Citamos otra vez aquí a Belén Gopegui: “Es posible que la labor de los intelectuales críticos (allí podríamos destacar a cierto periodismo), unida a las contradiciones flagrantes de los poderosos, unida a la presencia de internet y a cierta socialización del conocimiento, haya contribuído a crear una situación en la cual la mayoría de las personas sabe ya que la actualidad es de cartón piedra. O quizás no la mayoría, pero si muchas más personas que aquella que leen los medios alternativos y a los intelectuales críticos. Saben y callan, saben y continúan recibiendo cada día una versión del mundo que a veces parece una broma pesada. ¿Por qué no reaccionan? ¿Por qué no dimiten, siquiera, de esa versión?
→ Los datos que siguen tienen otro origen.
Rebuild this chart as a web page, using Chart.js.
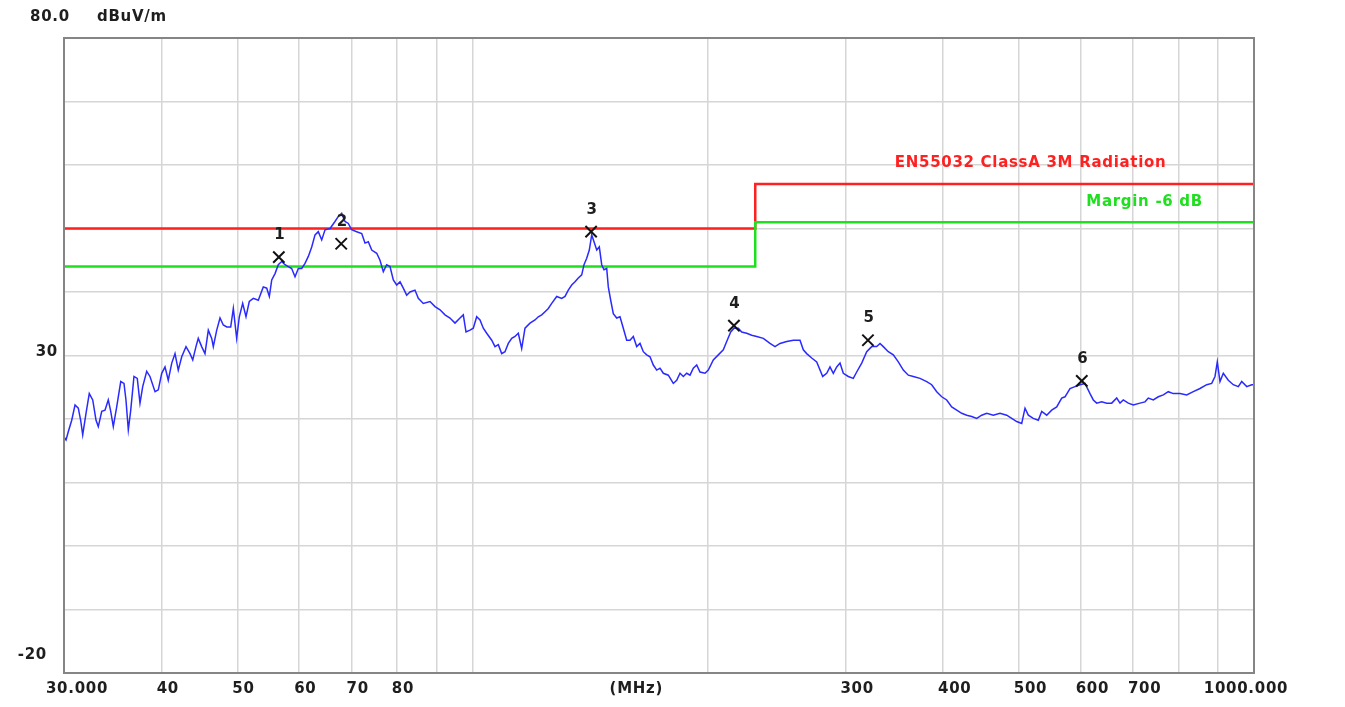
<!DOCTYPE html>
<html>
<head>
<meta charset="utf-8">
<title>Radiated emission 30-1000 MHz</title>
<script src="https://cdn.jsdelivr.net/npm/chart.js@4.4.0/dist/chart.umd.min.js"></script>
<style>
  html, body { margin: 0; padding: 0; background: #fff; }
  #wrap { position: relative; width: 1345px; height: 707px; }
</style>
</head>
<body>
<div id="wrap"><canvas id="emc"></canvas></div>
<script>
// measured trace (MHz / dBuV/m)
const freqMHz = [
  30, 30.18, 30.38, 30.69, 30.99, 31.29, 31.51, 31.70, 32.01, 32.32,
  32.65, 32.97, 33.19, 33.53, 33.85, 34.18, 34.43, 34.69, 35.04, 35.46,
  35.80, 36.01, 36.26, 36.52, 36.87, 37.23, 37.53, 37.83, 38.28, 38.65,
  39.23, 39.61, 40.01, 40.40, 40.79, 41.21, 41.61, 42.01, 42.44, 42.98,
  43.49, 43.84, 44.26, 44.56, 45.01, 45.45, 45.90, 46.36, 46.58, 47.05,
  47.51, 47.97, 48.46, 49.03, 49.41, 49.90, 50.29, 50.79, 51.29, 51.79,
  52.41, 53.18, 53.97, 54.52, 54.94, 55.33, 55.87, 56.41, 56.98, 57.54,
  58.10, 58.68, 59.26, 59.84, 60.44, 61.03, 61.63, 62.25, 62.86, 63.47,
  64.11, 64.74, 65.70, 66.67, 67.32, 68.00, 68.66, 69.34, 70.03, 71.07,
  72.13, 72.83, 73.54, 74.29, 75.39, 76.12, 76.87, 77.64, 78.40, 79.17,
  79.96, 80.75, 81.53, 82.35, 83.16, 84.39, 85.22, 86.48, 88.21, 89.52,
  90.85, 92.19, 93.56, 94.95, 96.36, 97.30, 98.08, 99.24, 100.21, 101.22,
  102.21, 103.21, 104.25, 105.80, 106.83, 107.87, 108.96, 110.02, 111.10, 112.22,
  113.31, 114.42, 115.57, 116.70, 118.43, 120.19, 121.37, 122.59, 123.79, 125.0,
  126.26, 128.13, 130.03, 131.30, 132.58, 133.92, 135.23, 136.55, 137.93, 138.86,
  139.97, 141.05, 142.05, 143.02, 144.16, 145.27, 146.30, 147.29, 148.47, 149.17,
  150.23, 151.38, 152.91, 154.40, 155.91, 157.48, 159.02, 160.58, 162.19, 163.78,
  165.38, 167.04, 168.68, 170.32, 172.04, 173.72, 175.42, 178.02, 180.66, 182.48,
  184.27, 186.07, 187.94, 189.78, 191.63, 193.56, 195.45, 198.35, 200.29, 203.26,
  206.28, 209.34, 211.45, 213.96, 216.05, 218.80, 221.01, 224.29, 227.62, 231.0,
  235.53, 240.23, 243.79, 247.41, 252.34, 257.30, 262.43, 264.99, 267.66, 271.63,
  275.67, 280.58, 283.91, 286.68, 289.48, 292.40, 295.26, 298.14, 302.57, 307.06,
  310.15, 314.75, 319.43, 324.17, 328.98, 332.20, 335.44, 340.42, 345.47, 350.60,
  355.81, 361.09, 366.44, 373.75, 381.20, 386.86, 392.61, 398.43, 404.35, 410.35,
  416.44, 422.62, 428.89, 435.26, 441.72, 448.28, 454.93, 463.86, 473.11, 482.54,
  489.71, 496.98, 504.35, 509.29, 514.26, 521.88, 529.62, 534.96, 542.89, 550.95,
  559.13, 567.43, 572.97, 581.48, 590.11, 598.87, 607.76, 616.78, 622.81, 629.08,
  638.41, 647.89, 657.51, 667.27, 673.79, 680.38, 690.48, 700.72, 714.69, 725.30,
  732.39, 743.26, 754.29, 765.49, 776.84, 788.37, 804.10, 820.13, 836.23, 852.90,
  869.90, 882.82, 891.44, 897.50, 904.67, 913.52, 927.07, 940.82, 954.79, 964.42,
  978.73, 993.25, 1000
];
const levelDb = [
  17.2, 16.7, 18.0, 19.8, 22.2, 21.7, 19.8, 17.5, 20.9, 24.0,
  23.0, 19.8, 18.8, 21.2, 21.4, 23.0, 21.2, 18.8, 21.9, 25.9,
  25.6, 23.0, 18.3, 21.4, 26.7, 26.4, 22.5, 25.1, 27.5, 26.7,
  24.3, 24.6, 27.2, 28.2, 26.1, 28.8, 30.3, 27.7, 29.8, 31.4,
  30.3, 29.3, 31.4, 32.7, 31.4, 30.3, 34.0, 32.7, 31.4, 34.0,
  35.9, 34.8, 34.5, 34.5, 37.4, 32.7, 36.1, 38.2, 36.1, 38.5,
  39.0, 38.7, 40.8, 40.6, 39.3, 41.9, 42.9, 44.3, 44.8, 44.3,
  44.0, 43.7, 42.4, 43.7, 43.7, 44.5, 45.6, 47.1, 49.0, 49.5,
  48.2, 49.8, 50.0, 51.1, 51.9, 52.4, 51.1, 50.8, 49.8, 49.5,
  49.2, 47.7, 47.9, 46.6, 46.1, 45.0, 43.2, 44.3, 44.0, 41.9,
  41.1, 41.6, 40.6, 39.5, 40.0, 40.3, 39.0, 38.2, 38.5, 37.7,
  37.2, 36.4, 35.9, 35.1, 35.9, 36.4, 33.7, 34.0, 34.3, 36.1,
  35.6, 34.3, 33.5, 32.4, 31.4, 31.7, 30.3, 30.6, 31.9, 32.7,
  33.0, 33.5, 31.1, 34.3, 35.1, 35.6, 36.1, 36.4, 36.9, 37.4,
  38.2, 39.3, 39.0, 39.3, 40.3, 41.1, 41.6, 42.2, 42.7, 44.3,
  45.3, 46.6, 49.0, 47.9, 46.6, 47.1, 44.3, 43.5, 43.7, 40.8,
  38.7, 36.6, 35.9, 36.1, 34.3, 32.4, 32.4, 33.0, 31.4, 31.9,
  30.6, 30.1, 29.8, 28.5, 27.7, 28.0, 27.2, 26.9, 25.6, 26.1,
  27.2, 26.7, 27.2, 26.9, 28.0, 28.5, 27.4, 27.2, 27.7, 29.3,
  30.1, 30.9, 32.2, 33.7, 34.3, 34.3, 33.7, 33.5, 33.2, 33.0,
  32.7, 31.9, 31.4, 31.9, 32.2, 32.4, 32.4, 30.9, 30.3, 29.6,
  29.0, 26.7, 27.2, 28.2, 27.2, 28.2, 28.8, 27.2, 26.7, 26.4,
  27.4, 28.8, 30.6, 31.4, 31.4, 31.9, 31.4, 30.6, 30.1, 29.0,
  27.7, 26.9, 26.7, 26.4, 25.9, 25.4, 24.3, 23.5, 23.0, 21.9,
  21.4, 20.9, 20.6, 20.4, 20.1, 20.6, 20.9, 20.6, 20.9, 20.6,
  20.1, 19.6, 19.3, 21.7, 20.6, 20.1, 19.8, 21.2, 20.6, 21.4,
  21.9, 23.3, 23.5, 24.8, 25.1, 25.4, 25.6, 24.0, 23.0, 22.5,
  22.7, 22.5, 22.5, 23.3, 22.5, 23.0, 22.5, 22.2, 22.5, 22.7,
  23.3, 23.0, 23.5, 23.8, 24.3, 24.0, 24.0, 23.8, 24.3, 24.8,
  25.4, 25.6, 26.7, 29.0, 25.9, 27.2, 26.1, 25.4, 25.1, 25.9,
  25.1, 25.4, 25.4
];

// EN55032 class A 3m limit and -6 dB margin
const limitFreq = [30, 230, 230, 1000];
const limitLevel = [50, 50, 57, 57];
const marginLevel = [44, 44, 51, 51];

// peak markers
const markerFreq = [56.5, 67.9, 141.8, 216.0, 320.6, 602.0];
const markerLevel = [45.5, 47.6, 49.5, 34.7, 32.4, 26.0];
const markerNames = ['1', '2', '3', '4', '5', '6'];

// axis ticks / labels
const xGrid = [30, 40, 50, 60, 70, 80, 90, 100, 200, 300, 400, 500, 600, 700, 800, 900, 1000];
const xLabelValues = [30, 40, 50, 60, 70, 80, 300, 400, 500, 600, 700, 1000];
const xLabelText = ['30.000', '40', '50', '60', '70', '80', '300', '400', '500', '600', '700', '1000.000'];
const yLabelValues = [80, 30, -20];
const yLabelText = ['80.0', '30', '-20'];

const toXY = (xs, ys) => xs.map((f, i) => ({ x: f, y: ys[i] }));

const FONT = 'bold 15px "DejaVu Sans"';
const TEXT = '#1e1e1e';

const emcText = {
  id: 'emcText',
  afterDatasetsDraw(chart) {
    const { ctx, chartArea: a, scales: { x, y } } = chart;
    ctx.save();

    // plot frame
    ctx.strokeStyle = '#858585';
    ctx.lineWidth = 2;
    ctx.strokeRect(a.left, a.top, a.right - a.left, a.bottom - a.top);

    ctx.font = FONT;
    ctx.letterSpacing = '0.7px';
    ctx.textBaseline = 'middle';
    ctx.fillStyle = TEXT;

    // y labels
    const top = y.getPixelForValue(80);
    ctx.textAlign = 'left';
    ctx.fillText(yLabelText[0], a.left - 34, top - 21);
    ctx.fillText('dBuV/m', a.left + 33, top - 21);
    ctx.textAlign = 'right';
    ctx.fillText(yLabelText[1], a.left - 6, y.getPixelForValue(yLabelValues[1]) - 3);
    ctx.fillText(yLabelText[2], a.left - 17, y.getPixelForValue(yLabelValues[2]) - 18);

    // x labels
    const ly = a.bottom + 16;
    xLabelValues.forEach((v, i) => {
      const px = x.getPixelForValue(v);
      if (i === 0) {
        ctx.textAlign = 'center';
        ctx.fillText(xLabelText[i], px + 13, ly);
      } else if (i === xLabelValues.length - 1) {
        ctx.textAlign = 'center';
        ctx.fillText(xLabelText[i], px - 8, ly);
      } else {
        ctx.textAlign = 'left';
        ctx.fillText(xLabelText[i], px - 5, ly);
      }
    });
    ctx.textAlign = 'center';
    ctx.fillText('(MHz)', x.getPixelForValue(162), ly);

    // marker numbers
    markerFreq.forEach((f, i) => {
      ctx.fillText(markerNames[i], x.getPixelForValue(f) + 1, y.getPixelForValue(markerLevel[i]) - 22);
    });

    // limit captions
    ctx.textAlign = 'left';
    ctx.fillStyle = '#ff2020';
    ctx.fillText('EN55032 ClassA 3M Radiation', x.getPixelForValue(347), y.getPixelForValue(limitLevel[3]) - 21);
    ctx.fillStyle = '#1ee01e';
    ctx.fillText('Margin -6 dB', x.getPixelForValue(610), y.getPixelForValue(marginLevel[3]) - 20);

    ctx.restore();
  }
};

new Chart(document.getElementById('emc').getContext('2d'), {
  type: 'line',
  data: {
    datasets: [
      {
        label: 'Peaks',
        type: 'scatter',
        data: toXY(markerFreq, markerLevel),
        pointStyle: 'crossRot',
        pointRadius: 8,
        pointBorderColor: '#111',
        pointBorderWidth: 2,
        showLine: false,
        order: 0
      },
      {
        label: 'Level',
        data: toXY(freqMHz, levelDb),
        borderColor: '#2a2aff',
        borderWidth: 1.5,
        pointRadius: 0,
        tension: 0,
        order: 1
      },
      {
        label: 'Margin -6 dB',
        data: toXY(limitFreq, marginLevel),
        borderColor: '#1ee01e',
        borderWidth: 2.5,
        pointRadius: 0,
        order: 2
      },
      {
        label: 'EN55032 ClassA 3M Radiation',
        data: toXY(limitFreq, limitLevel),
        borderColor: '#ff2020',
        borderWidth: 2.5,
        pointRadius: 0,
        order: 3
      }
    ]
  },
  options: {
    responsive: true,
    maintainAspectRatio: false,
    animation: false,
    devicePixelRatio: 1,
    layout: { padding: { left: 64, top: 38, right: 91, bottom: 34 } },
    plugins: {
      legend: { display: false },
      tooltip: { enabled: false }
    },
    scales: {
      x: {
        type: 'logarithmic',
        min: 30,
        max: 1000,
        afterBuildTicks: (scale) => { scale.ticks = xGrid.map(v => ({ value: v })); },
        ticks: { display: false },
        grid: { color: '#d6d6d6', lineWidth: 1.5, drawTicks: false },
        border: { display: false }
      },
      y: {
        type: 'linear',
        min: -20,
        max: 80,
        ticks: { display: false, stepSize: 10 },
        grid: { color: '#d6d6d6', lineWidth: 1.5, drawTicks: false },
        border: { display: false }
      }
    }
  },
  plugins: [emcText]
});
</script>
</body>
</html>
He señalado a veces cómo, en palabras de Williams, ’las presiones en el orden social capitalista se ejercen en una gama muy estrecha y a un plazo muy corto: hay un empleo que conservar, una deuda que pagar, una familia que mantener...’. Esta presión constante, este núcleo duro de lo social, dificulta el hecho de que los individuos se organicen y se enfrenten a la explotación”.
Frente a tanto mensaje envenenado, a tanta política que coloca como prioridades los aberrantes privilegios de una minoría, que arrasa con los derechos humanos más elementales de mayorías excluídas y sometidas en nombre del poder de esa escandalosa secta del dinero, siempre será necesario resistir tanta impunidad trasvestida de racionalidad irrefutable; combatir su lógica que sepulta los valores de una profesión que también merece ser depositaria de la mejor de las vocaciones, aunque para ello sea imprescindible añadirle el compromiso de una vida que va por la dignidad. Todo el tiempo.
Y conste que hablamos de periodismo, periodistas, libertad de expresión, medios de comunicación. En estos días que, como los anteriores y los que vendrán, no dejarán de ser agitados. Para los periodistas y para todos aquellos que están fuera del círculo de los que dominan, responsables no de que el mundo se vaya a quedar sin periodistas sino de poner en riesgo, como nunca antes, la sobrevivencia de la condición humana.